In a consistory case that has received a good deal of media attention, Re St John’s Cemetery, Elswick [2018] ECC New 4, Moira McKenna, the daughter-in-law of the late Thomas McKenna, petitioned for his remains – interred in the consecrated section of St John’s cemetery, Elswick, Newcastle upon Tyne – to be temporarily disinterred for the purposes of obtaining a DNA analysis from bone fragments to be taken from the remains [1].
The petitioner contended that her husband, Eric McKenna, Thomas’s son, had been wrongly convicted in 2018 of two offences of rape – committed in 1983 and 1988 – for which he had been sentenced to a total of 23 years imprisonment [2]. The sentencing of Mr McKenna was widely reported in the media, prompting Mrs Eileen Hutton, his sister, to contact his legal team seeking to be put in touch with her brother and the petitioner – she having lost contact with her brother many years previously [3]. Mrs Hutton told Mrs McKenna that she did not believe that her brother had committed the rapes but that her father, Thomas Edward McKenna, who had died in 1993, might well have been the perpetrator. She alleged that he was a violent person, particularly towards women, and had served terms of imprisonment [4].
Eric McKenna had been convicted solely on the basis of DNA evidence and, with consents from Eric McKenna himself and Eileen Hutton, the only children of the deceased, and from the Newcastle City Council Bereavement Services Manager, Mrs Moira McKenna petitioned for the exhumation and re-interment of the remains of Thomas McKenna so that DNA tests could be carried out that might cast fresh light on whether or not he, rather than his son, had in fact been the rapist [5-7]:
“the entire case against Mr McKenna relied upon the DNA evidence against him. There were areas of the evidence upon which the defence relied as suggesting that someone other than Eric McKenna was the perpetrator” [7].
Duff Ch concluded:
“Having considered all of the material with which I have been provided I consider that the petitioner has made out a case for the temporary disinterment of the remains and sampling of bone fragments for DNA analysis. I hasten to say that the granting of this faculty should not in any way be taken as support for the contention that Eric McKenna has been wrongly convicted or that the deceased might be the perpetrator of the offences of which Eric McKenna has been convicted. However, I consider that if there is even a slight, but real, possibility that there has been a serious miscarriage of justice then it is wholly proper that everything be done to ensure that that is not the case. If, as may well be the case, ultimate DNA analysis establishes that the deceased could not possibly have been the perpetrator then that will put an end to any untoward allegation that he might have been guilty of the offences. I am entirely satisfied that these circumstances are sufficiently compelling to justify exhumation” [10].

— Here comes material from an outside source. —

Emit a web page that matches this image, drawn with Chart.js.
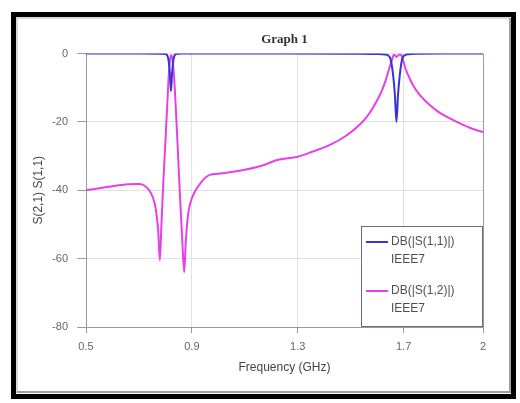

He noted that it was an entirely different situation from those envisaged in Re Blagdon Cemetery [2002] Fam 299 – which was about exhumation and the presumption of the permanence of Christian burial – or the other authorities dealing with petitions for exhumation and permanent transfer of remains and that
“a clear methodology and proper arrangements [were] to be made involving Newcastle City Council Bereavement Services and Cellmark Services dealing with the extraction, retention and re-interment of such of the remains as require removal…” [11].
A faculty would issue accordingly, on the basis of directions as to payment of the appropriate costs and the details of the temporary exhumation and reinterment [12].
Frank, this case reminds me of another exhumation at All Saints’ Church, Shelley, Suffolk (a few miles from where I live) back in June 2005. The purpose on that occasion was to extract a piece of bone from a body buried under the chancel floor in the 17th century in order to subject it to DNA testing with a view to establishing whether a skeleton dug up in Jamestown, USA, was that of founding-father, Bartholomew Gosnold. The body buried in the church was that of his sister, Elizabeth Tilney. The exhumation was widely reported at the time:
https://www.thetimes.co.uk/article/exhumation-plans-in-quest-for-us-founding-father-9j7l7jc2f2q and
http://www.bbc.co.uk/suffolk/content/articles/2005/05/26/gosnold_exploration_begins_feature.shtml
The report in The Times prompted the then editor of the Law Reports to telephone the diocesan registrar to ask for a copy of the judgment, only to be told that there wasn’t one! The then diocesan chancellor, Sir John Blofeld, had simply rubber-stamped the faculty petition, which had the full support of the PCC and no objectors. The Americans, of course, were paying all the costs. So whether satisfying their curiosity over the identity of the body unearthed in Jamestown satisfied the Blagdon test for exhumation was never the subject of a reasoned judgment. Sadly, after all the publicity at the time (BBC and ITV vans, with news teams, were parked outside the churchyard on the day of the exhumation), the DNA test was inconclusive.